**To be done:** Repeat everything from the first line of the listing below through the line that contains "from matplotlib.lines import Line2D", exactly. Leave out pictures.

**Source excerpt:**
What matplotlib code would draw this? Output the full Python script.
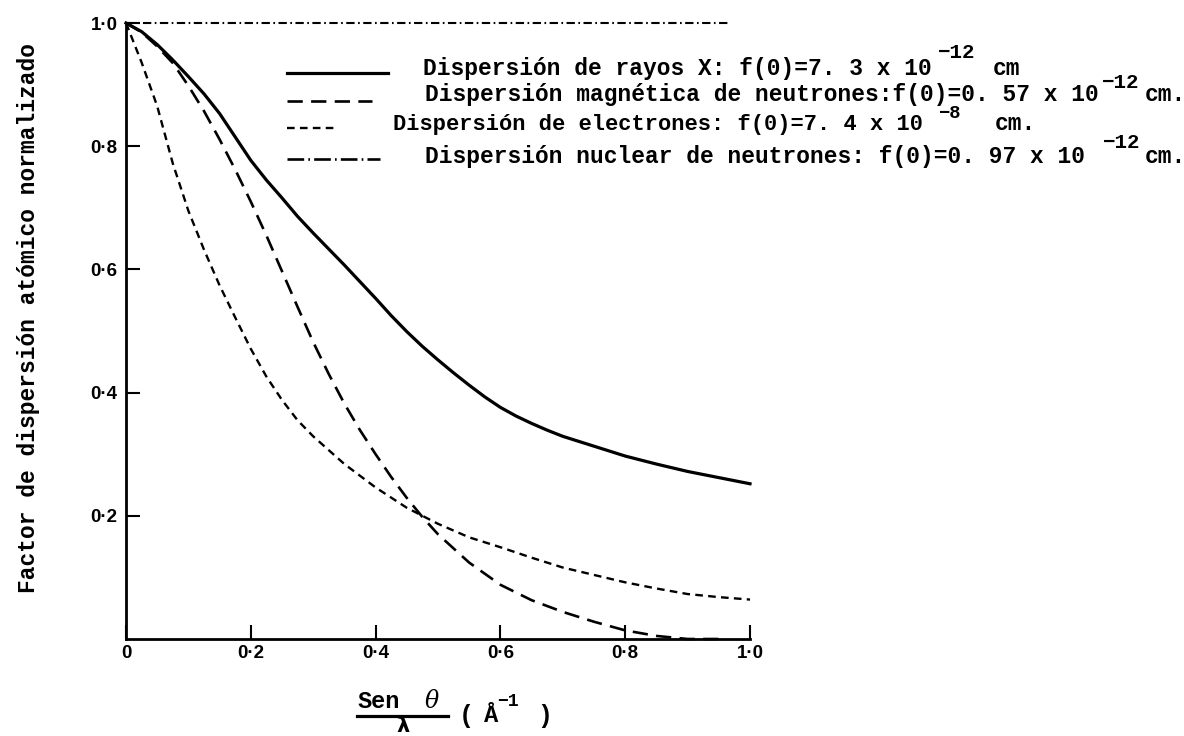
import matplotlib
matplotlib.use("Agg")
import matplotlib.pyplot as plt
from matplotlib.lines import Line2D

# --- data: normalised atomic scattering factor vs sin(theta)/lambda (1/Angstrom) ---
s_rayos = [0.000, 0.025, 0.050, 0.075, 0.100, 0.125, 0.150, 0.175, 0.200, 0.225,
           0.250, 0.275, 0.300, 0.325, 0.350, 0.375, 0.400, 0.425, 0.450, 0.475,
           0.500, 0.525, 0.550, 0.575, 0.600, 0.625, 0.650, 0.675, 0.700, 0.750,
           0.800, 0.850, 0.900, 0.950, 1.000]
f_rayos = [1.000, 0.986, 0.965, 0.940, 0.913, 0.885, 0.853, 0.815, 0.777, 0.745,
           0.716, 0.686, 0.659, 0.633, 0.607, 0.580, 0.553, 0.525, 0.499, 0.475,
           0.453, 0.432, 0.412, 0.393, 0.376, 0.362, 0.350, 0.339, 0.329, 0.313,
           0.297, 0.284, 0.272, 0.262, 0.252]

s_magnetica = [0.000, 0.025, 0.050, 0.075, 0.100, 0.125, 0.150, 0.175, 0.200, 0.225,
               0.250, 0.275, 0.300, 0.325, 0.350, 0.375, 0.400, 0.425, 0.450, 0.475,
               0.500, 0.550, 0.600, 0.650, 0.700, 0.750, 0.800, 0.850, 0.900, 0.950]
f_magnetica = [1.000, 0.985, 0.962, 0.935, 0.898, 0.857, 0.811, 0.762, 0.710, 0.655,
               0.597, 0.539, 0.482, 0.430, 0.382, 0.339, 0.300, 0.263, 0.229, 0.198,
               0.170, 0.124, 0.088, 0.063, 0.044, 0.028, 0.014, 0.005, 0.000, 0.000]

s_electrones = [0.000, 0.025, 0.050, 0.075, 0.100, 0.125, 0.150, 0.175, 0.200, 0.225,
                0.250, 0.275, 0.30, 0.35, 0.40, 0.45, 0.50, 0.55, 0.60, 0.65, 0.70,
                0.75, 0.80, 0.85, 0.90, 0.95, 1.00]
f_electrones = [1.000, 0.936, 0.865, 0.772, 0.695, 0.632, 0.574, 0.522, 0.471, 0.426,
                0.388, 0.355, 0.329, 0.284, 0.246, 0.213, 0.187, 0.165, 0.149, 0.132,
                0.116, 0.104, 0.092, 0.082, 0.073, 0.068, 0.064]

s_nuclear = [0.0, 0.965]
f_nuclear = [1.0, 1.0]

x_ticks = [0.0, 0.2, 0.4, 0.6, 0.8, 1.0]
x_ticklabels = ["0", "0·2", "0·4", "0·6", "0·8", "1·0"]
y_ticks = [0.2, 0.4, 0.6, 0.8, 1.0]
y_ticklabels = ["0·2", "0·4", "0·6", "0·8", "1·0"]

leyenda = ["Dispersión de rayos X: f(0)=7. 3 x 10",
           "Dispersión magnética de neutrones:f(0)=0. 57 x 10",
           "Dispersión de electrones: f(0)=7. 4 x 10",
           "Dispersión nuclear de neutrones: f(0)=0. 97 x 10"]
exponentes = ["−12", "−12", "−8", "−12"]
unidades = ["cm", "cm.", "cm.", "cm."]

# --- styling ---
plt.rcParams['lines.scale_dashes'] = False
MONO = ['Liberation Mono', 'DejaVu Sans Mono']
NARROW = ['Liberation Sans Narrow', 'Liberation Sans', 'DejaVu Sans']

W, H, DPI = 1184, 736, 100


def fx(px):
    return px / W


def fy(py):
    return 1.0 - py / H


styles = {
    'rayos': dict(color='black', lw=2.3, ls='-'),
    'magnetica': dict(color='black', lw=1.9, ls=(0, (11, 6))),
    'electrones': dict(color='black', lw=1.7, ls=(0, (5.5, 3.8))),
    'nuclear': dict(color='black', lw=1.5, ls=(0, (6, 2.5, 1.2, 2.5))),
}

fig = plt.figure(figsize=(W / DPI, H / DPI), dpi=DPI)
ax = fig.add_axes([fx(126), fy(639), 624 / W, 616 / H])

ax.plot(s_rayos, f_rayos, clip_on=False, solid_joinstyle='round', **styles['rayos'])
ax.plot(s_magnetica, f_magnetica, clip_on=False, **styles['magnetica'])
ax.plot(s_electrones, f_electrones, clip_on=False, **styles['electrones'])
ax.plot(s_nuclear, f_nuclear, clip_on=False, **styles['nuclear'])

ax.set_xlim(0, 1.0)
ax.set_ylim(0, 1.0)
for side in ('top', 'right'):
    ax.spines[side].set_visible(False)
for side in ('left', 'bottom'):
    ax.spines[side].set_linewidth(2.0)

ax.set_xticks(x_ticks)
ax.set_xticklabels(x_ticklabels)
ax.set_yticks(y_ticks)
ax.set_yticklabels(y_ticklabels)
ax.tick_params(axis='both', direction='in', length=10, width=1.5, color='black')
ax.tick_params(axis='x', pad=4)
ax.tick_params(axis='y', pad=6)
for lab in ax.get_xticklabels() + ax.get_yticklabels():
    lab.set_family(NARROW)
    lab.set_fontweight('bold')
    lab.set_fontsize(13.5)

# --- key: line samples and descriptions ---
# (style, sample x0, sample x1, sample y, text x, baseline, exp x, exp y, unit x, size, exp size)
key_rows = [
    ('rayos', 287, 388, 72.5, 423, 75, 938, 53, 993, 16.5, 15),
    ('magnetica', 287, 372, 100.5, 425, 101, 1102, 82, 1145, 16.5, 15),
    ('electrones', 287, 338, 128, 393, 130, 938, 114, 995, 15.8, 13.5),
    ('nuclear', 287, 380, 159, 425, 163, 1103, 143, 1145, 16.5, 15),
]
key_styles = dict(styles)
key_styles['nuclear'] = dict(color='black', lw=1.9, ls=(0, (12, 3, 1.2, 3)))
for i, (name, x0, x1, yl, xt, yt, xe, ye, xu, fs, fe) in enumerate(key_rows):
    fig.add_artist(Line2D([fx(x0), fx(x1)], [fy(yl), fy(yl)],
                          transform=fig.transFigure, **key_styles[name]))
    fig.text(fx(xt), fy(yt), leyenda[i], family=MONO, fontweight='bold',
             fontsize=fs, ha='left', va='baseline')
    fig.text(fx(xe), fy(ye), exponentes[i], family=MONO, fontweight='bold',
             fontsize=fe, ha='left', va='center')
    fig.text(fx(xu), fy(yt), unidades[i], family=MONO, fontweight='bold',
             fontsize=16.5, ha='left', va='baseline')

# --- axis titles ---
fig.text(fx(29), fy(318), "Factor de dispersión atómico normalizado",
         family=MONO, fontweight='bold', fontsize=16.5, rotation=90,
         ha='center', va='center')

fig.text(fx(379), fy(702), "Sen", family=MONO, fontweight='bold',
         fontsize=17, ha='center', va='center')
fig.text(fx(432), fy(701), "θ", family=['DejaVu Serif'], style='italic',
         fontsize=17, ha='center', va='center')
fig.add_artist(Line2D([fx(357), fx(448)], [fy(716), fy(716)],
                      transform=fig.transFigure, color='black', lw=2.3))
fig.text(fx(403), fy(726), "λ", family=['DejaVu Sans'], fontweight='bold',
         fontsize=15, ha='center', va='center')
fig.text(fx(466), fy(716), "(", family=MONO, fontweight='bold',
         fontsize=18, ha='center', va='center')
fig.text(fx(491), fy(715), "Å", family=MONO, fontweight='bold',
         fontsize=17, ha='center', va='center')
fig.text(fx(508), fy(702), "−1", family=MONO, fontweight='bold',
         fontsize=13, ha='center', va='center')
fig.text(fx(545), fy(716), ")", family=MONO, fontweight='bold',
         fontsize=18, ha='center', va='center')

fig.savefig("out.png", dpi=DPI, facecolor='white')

**Full answer:**
What matplotlib code would draw this? Output the full Python script.
import matplotlib
matplotlib.use("Agg")
import matplotlib.pyplot as plt
from matplotlib.lines import Line2D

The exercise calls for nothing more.